Comme tout acte humain la constitution du 19 Avril 2010 ne peut pas être qualifiée de parfaite. Aussi cette critique devient importante si elle concerne certains facteurs dont l'observation est indispensable dans la construction d'une « démocratie durable et nationale ». Il s'agit primordialement de la question culturelle ou la question des idées politiques. La seconde critique s'attaquera à d'autres questions liées à la forme du nouveau régime mais aussi aux droits et libertés fondamentaux.
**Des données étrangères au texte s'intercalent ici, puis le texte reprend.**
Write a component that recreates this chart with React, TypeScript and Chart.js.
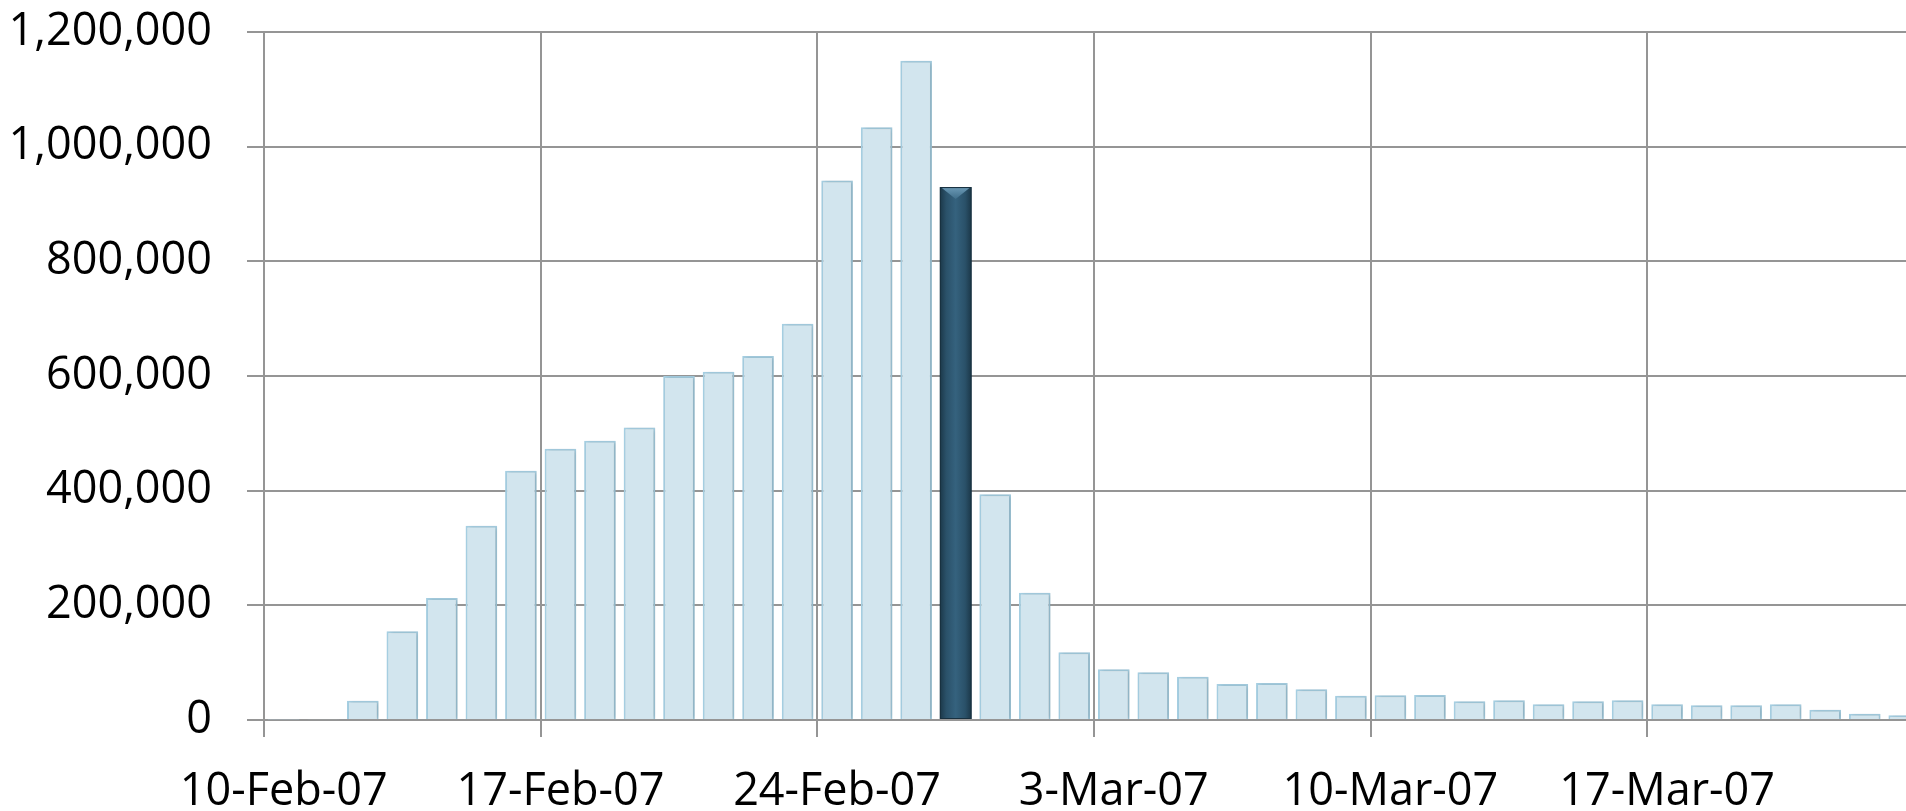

v Une constitution sans base idéologique locale

La crise d'idéologie qui assaille toute l'Afrique n'épargne nulle part. La Guinée, une partie intégrante de cette Afrique en souffre cruellement. C'est ce qui ressort de cette nouvelle constitution dont la mise en oeuvre ne répond à aucune préoccupation de ce type. Une bonne lecture de la nouvelle constitution peut révéler rapidement que la bataille de démocratisation dans laquelle la Guinée s'est lancée depuis 1990 n'est autre qu'une occidentalisation qui ne dit pas son nom. En effet les droits de l'Homme ainsi que l'agencement des pouvoirs et leur relations, la vision du citoyen tels développés dans cette constitution renvoie sans doute à une conception libérale de la société et de l'Homme. Cela peut s'expliquer rapidement en partant du préambule de la dite constitution qui annonce l'adhésion de la Guinée aux idéaux et principes « universels » tels conçus dans des textes internationaux comme : la déclaration « universelle » des droits de l'Homme, les pactes internationaux relatifs aux droits de l'Homme. Et pourtant, il est connu de tous que ces textes plus ou moins imposés au reste du monde restent une émanation du libéralisme universaliste occidental. Cette philosophie libérale dont les incompatibilités avec les valeurs africaines ont été déjà prouvées dans plusieurs analyses comme nous l'avions souligné plus haut, constitue le dernier refuge des constituants guinéens du 10 Avril 2010. Les mêmes erreurs de 1990 sont ainsi reprises.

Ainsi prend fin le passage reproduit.